_Material provided:_
..............................
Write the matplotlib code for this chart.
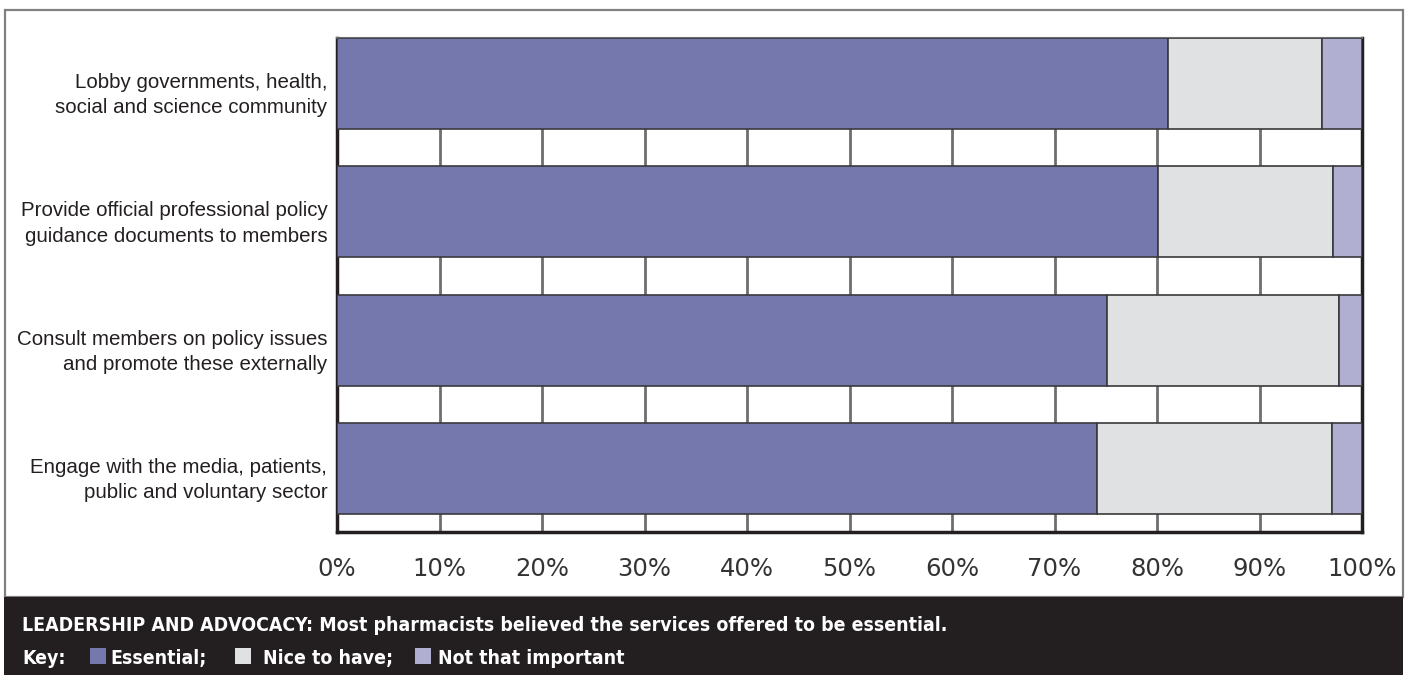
import numpy as np
import matplotlib.pyplot as plt
from matplotlib.patches import Rectangle

categories = ['Lobby governments, health,\nsocial and science community',
              'Provide official professional policy\nguidance documents to members',
              'Consult members on policy issues\nand promote these externally',
              'Engage with the media, patients,\npublic and voluntary sector']
essential = [81.1, 80.1, 75.1, 74.1]
nice_to_have = [15.0, 17.1, 22.7, 23.0]
not_important = [3.9, 2.8, 2.2, 2.9]
series_names = ['Essential', 'Nice to have', 'Not that important']
colors = ['#7478ad', '#e0e1e3', '#b0afd2']
xticks = np.arange(0, 101, 10)
caption = 'LEADERSHIP AND ADVOCACY: Most pharmacists believed the services offered to be essential.'

W, H = 1411, 675
fig = plt.figure(figsize=(W / 100, H / 100), dpi=100)

# outer frame and dark caption band
fig.patches.append(Rectangle((5 / W, 1 - 597 / H), 1398 / W, 587 / H, transform=fig.transFigure,
                             fill=False, edgecolor='#808080', lw=1.6))
fig.patches.append(Rectangle((4 / W, 0), 1399 / W, 78 / H, transform=fig.transFigure,
                             facecolor='#231f20', edgecolor='none'))

ax = fig.add_axes([337 / W, 1 - 532 / H, 1025 / W, 494 / H])
y = np.arange(len(categories))
left = np.zeros(len(categories))
for vals, c in zip([essential, nice_to_have, not_important], colors):
    ax.barh(y, vals, left=left, height=0.71, color=c, edgecolor='#3a3a3c', lw=1.2, zorder=3)
    left = left + np.array(vals)

ax.set_xlim(0, 100)
ax.set_ylim(3.495, -0.355)
ax.set_xticks(xticks)
ax.set_xticklabels([f'{v}%' for v in xticks], fontsize=17.5, color='#333333')
ax.set_yticks([])
ax.tick_params(axis='x', length=0, pad=18)
ax.grid(axis='x', color='#6d6e70', lw=2, zorder=1)
ax.set_axisbelow(True)
for s in ['left', 'right', 'bottom']:
    ax.spines[s].set_color('#231f20')
    ax.spines[s].set_linewidth(2.5)
ax.spines['top'].set_color('#6d6e70')
ax.spines['top'].set_linewidth(1.5)

for i, lab in enumerate(categories):
    ax.text(-0.0095, i + 0.09, lab, transform=ax.get_yaxis_transform(), ha='right', va='center',
            multialignment='right', fontsize=14.8, family='Liberation Sans', color='#231f20',
            linespacing=1.42)

# caption: condensed bold look, sized so the first line spans ~928 px
cap_kw = dict(color='white', fontweight='bold', family=['DejaVu Sans'], fontstretch='condensed',
              va='baseline', ha='left')
renderer = fig.canvas.get_renderer()
t1 = fig.text(22 / W, 1 - 631 / H, caption, fontsize=14, **cap_kw)
w = t1.get_window_extent(renderer).width
cap_size = 14 * 928 / w
t1.set_fontsize(cap_size)

base2 = 1 - 664 / H
fig.text(22 / W, base2, 'Key:', fontsize=cap_size, **cap_kw)
key_x = [90, 235, 415]
text_x = [110, 263, 438]
for kx, tx, name, c in zip(key_x, text_x, series_names, colors):
    fig.patches.append(Rectangle((kx / W, base2), 16 / W, 16 / H, transform=fig.transFigure,
                                 facecolor=c, edgecolor='none'))
    fig.text(tx / W, base2, name + (';' if name != series_names[-1] else ''),
             fontsize=cap_size, **cap_kw)

fig.savefig('out.png', dpi=100)
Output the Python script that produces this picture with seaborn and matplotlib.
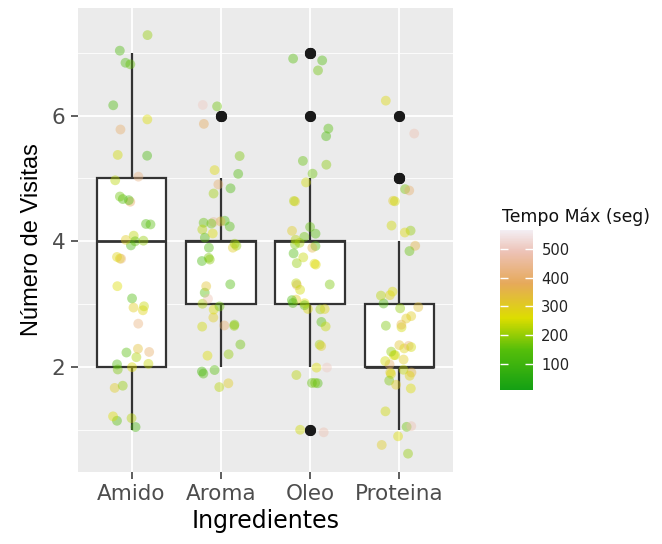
..............................
_Work to be completed:_
Give back each entry exactly as it appears, with no pictures.

_Final result:_
Write the matplotlib code for this chart.
import numpy as np
import matplotlib.pyplot as plt
from matplotlib.patches import Rectangle

categories = ['Lobby governments, health,\nsocial and science community',
              'Provide official professional policy\nguidance documents to members',
              'Consult members on policy issues\nand promote these externally',
              'Engage with the media, patients,\npublic and voluntary sector']
essential = [81.1, 80.1, 75.1, 74.1]
nice_to_have = [15.0, 17.1, 22.7, 23.0]
not_important = [3.9, 2.8, 2.2, 2.9]
series_names = ['Essential', 'Nice to have', 'Not that important']
colors = ['#7478ad', '#e0e1e3', '#b0afd2']
xticks = np.arange(0, 101, 10)
caption = 'LEADERSHIP AND ADVOCACY: Most pharmacists believed the services offered to be essential.'

W, H = 1411, 675
fig = plt.figure(figsize=(W / 100, H / 100), dpi=100)

# outer frame and dark caption band
fig.patches.append(Rectangle((5 / W, 1 - 597 / H), 1398 / W, 587 / H, transform=fig.transFigure,
                             fill=False, edgecolor='#808080', lw=1.6))
fig.patches.append(Rectangle((4 / W, 0), 1399 / W, 78 / H, transform=fig.transFigure,
                             facecolor='#231f20', edgecolor='none'))

ax = fig.add_axes([337 / W, 1 - 532 / H, 1025 / W, 494 / H])
y = np.arange(len(categories))
left = np.zeros(len(categories))
for vals, c in zip([essential, nice_to_have, not_important], colors):
    ax.barh(y, vals, left=left, height=0.71, color=c, edgecolor='#3a3a3c', lw=1.2, zorder=3)
    left = left + np.array(vals)

ax.set_xlim(0, 100)
ax.set_ylim(3.495, -0.355)
ax.set_xticks(xticks)
ax.set_xticklabels([f'{v}%' for v in xticks], fontsize=17.5, color='#333333')
ax.set_yticks([])
ax.tick_params(axis='x', length=0, pad=18)
ax.grid(axis='x', color='#6d6e70', lw=2, zorder=1)
ax.set_axisbelow(True)
for s in ['left', 'right', 'bottom']:
    ax.spines[s].set_color('#231f20')
    ax.spines[s].set_linewidth(2.5)
ax.spines['top'].set_color('#6d6e70')
ax.spines['top'].set_linewidth(1.5)

for i, lab in enumerate(categories):
    ax.text(-0.0095, i + 0.09, lab, transform=ax.get_yaxis_transform(), ha='right', va='center',
            multialignment='right', fontsize=14.8, family='Liberation Sans', color='#231f20',
            linespacing=1.42)

# caption: condensed bold look, sized so the first line spans ~928 px
cap_kw = dict(color='white', fontweight='bold', family=['DejaVu Sans'], fontstretch='condensed',
              va='baseline', ha='left')
renderer = fig.canvas.get_renderer()
t1 = fig.text(22 / W, 1 - 631 / H, caption, fontsize=14, **cap_kw)
w = t1.get_window_extent(renderer).width
cap_size = 14 * 928 / w
t1.set_fontsize(cap_size)

base2 = 1 - 664 / H
fig.text(22 / W, base2, 'Key:', fontsize=cap_size, **cap_kw)
key_x = [90, 235, 415]
text_x = [110, 263, 438]
for kx, tx, name, c in zip(key_x, text_x, series_names, colors):
    fig.patches.append(Rectangle((kx / W, base2), 16 / W, 16 / H, transform=fig.transFigure,
                                 facecolor=c, edgecolor='none'))
    fig.text(tx / W, base2, name + (';' if name != series_names[-1] else ''),
             fontsize=cap_size, **cap_kw)

fig.savefig('out.png', dpi=100)
Output the Python script that produces this picture with seaborn and matplotlib.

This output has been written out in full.